Lastly, I’ll end on the story of the discovery of the specimen. I didn’t collect it, so I can only claim to have “rediscovered” it. I found it in a cabinet at the Cooper Center in Orange County on a visit in October 2013 after the Society of Vertebrate Paleontology. Pinniped specialists hadn’t gone through their collections in some time, so Curator Meredith Rivin invited me to take a look and see if I could provide any updated identifications. I was looking through a drawer of fossils from the “Topanga” Formation and saw what at first assumed was a misplaced specimen – a cute little otariid mandible. I immediately thought “they’ve misplaced a younger otariid specimen in here” and then I looked at the label – collected from the “Topanga” Formation! I won’t lie, the first word out of my mouth was “Holy” and I won’t dare repeat the second. Upon examining the specimen I saw the vestigial metaconid and empty second molar alveolus, and realized what I had found.
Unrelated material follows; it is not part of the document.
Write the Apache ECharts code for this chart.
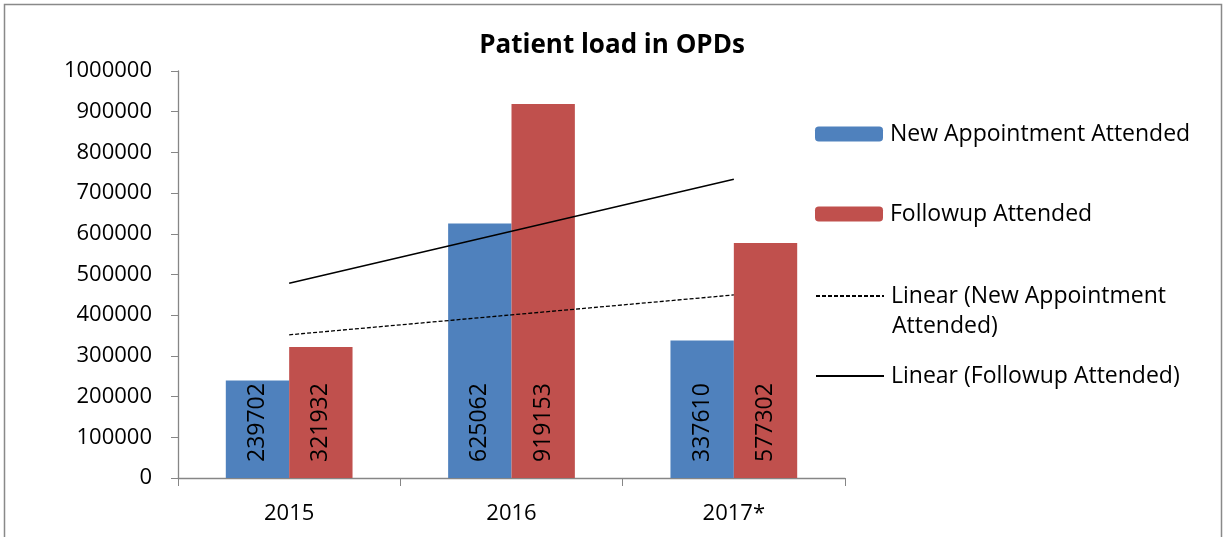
<!DOCTYPE html>
<html>
<head>
<meta charset="utf-8">
<script src="https://cdn.jsdelivr.net/npm/echarts@6/dist/echarts.min.js"></script>
<style>
html,body{margin:0;padding:0;background:#fff;}
#main{width:1224px;height:537px;}
</style>
</head>
<body>
<div id="main"></div>
<script>
var years = ['2015', '2016', '2017*'];
var newAppt = [239702, 625062, 337610];
var followup = [321932, 919153, 577302];
// linear trend lines as drawn in the picture
var trendNew = [351800, 400800, 449700];
var trendFollow = [478400, 606100, 733800];

var FONT = 'Open Sans';
var names = ['New Appointment Attended', 'Followup Attended',
	'Linear (New Appointment Attended)', 'Linear (Followup Attended)'];

function legendAt(name, top, isLine){
	var lg = {
		data: [name],
		orient: 'vertical',
		left: 815,
		top: top,
		padding: 0,
		itemWidth: 68,
		itemHeight: 15,
		itemGap: 0,
		selectedMode: false,
		formatter: function(n){
			// second line of this one is drawn under it (icon stays on first line)
			return n == names[2] ? 'Linear (New Appointment' : n;
		},
		textStyle: {fontFamily: FONT, fontSize: 23, color: '#000', lineHeight: 30, padding: [0, 0, 0, 2]}
	};
	if(isLine){
		lg.itemStyle = {opacity: 0};
	}
	return lg;
}

var myChart = echarts.init(document.getElementById('main'));
var option = {
	animation: false,
	backgroundColor: '#fff',
	title: {
		text: 'Patient load in OPDs',
		left: 'center',
		top: 28,
		textStyle: {fontFamily: FONT, fontSize: 26, fontWeight: 'bold', color: '#000'}
	},
	graphic: [{
		type: 'rect',
		shape: {x: 4.5, y: 4.5, width: 1217, height: 545},
		style: {fill: 'none', stroke: '#898989', lineWidth: 1.5},
		silent: true
	}, {
		type: 'text',
		left: 892,
		top: 311,
		silent: true,
		style: {text: 'Attended)', font: '23px "Open Sans"', fill: '#000', lineHeight: 30}
	}],
	legend: [
		legendAt(names[0], 119, false),
		legendAt(names[1], 199, false),
		legendAt(names[2], 281, true),
		legendAt(names[3], 361, true)
	],
	grid: {left: 178, right: 379, top: 71, bottom: 59},
	xAxis: {
		type: 'category',
		data: years,
		axisLine: {lineStyle: {color: '#868686', width: 1.3}},
		axisTick: {show: true, length: 8, interval: 0, lineStyle: {color: '#868686'}},
		axisLabel: {fontFamily: FONT, fontSize: 22, color: '#000', margin: 25}
	},
	yAxis: {
		type: 'value',
		min: 0,
		max: 1000000,
		interval: 100000,
		axisLine: {show: true, lineStyle: {color: '#868686', width: 1.3}},
		axisTick: {show: true, length: 7, lineStyle: {color: '#868686'}},
		splitLine: {show: false},
		axisLabel: {
			fontFamily: FONT, fontSize: 22, color: '#000', margin: 26,
			formatter: function(v){ return String(v); }
		}
	},
	series: [
		{
			name: names[0],
			type: 'bar',
			data: newAppt,
			barGap: '0%',
			barCategoryGap: '43%',
			itemStyle: {color: '#4F81BD'},
			label: {
				show: true, position: 'insideBottom', rotate: 90, distance: 16,
				align: 'left', verticalAlign: 'middle',
				fontFamily: FONT, fontSize: 23, color: '#000'
			}
		},
		{
			name: names[1],
			type: 'bar',
			data: followup,
			itemStyle: {color: '#C0504D'},
			label: {
				show: true, position: 'insideBottom', rotate: 90, distance: 16,
				align: 'left', verticalAlign: 'middle',
				fontFamily: FONT, fontSize: 23, color: '#000'
			}
		},
		{
			name: names[2],
			type: 'line',
			data: trendNew,
			symbol: 'none',
			itemStyle: {color: '#000'},
			lineStyle: {color: '#000', width: 1.3, type: [4, 2]}
		},
		{
			name: names[3],
			type: 'line',
			data: trendFollow,
			symbol: 'none',
			itemStyle: {color: '#000'},
			lineStyle: {color: '#000', width: 1.5}
		}
	]
};
myChart.setOption(option);
</script>
</body>
</html>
A bunch of colleagues from South America (mostly Argentina, Chile, and Brazil – all marine vertebrate specialists) were also visiting the Cooper Center, and my colleague Carolina Gutstein jokingly called the specimen “Microtaria”, which would’ve also been a good name (and, to my knowledge is available, should anyone find another dwarf otariid fossil!).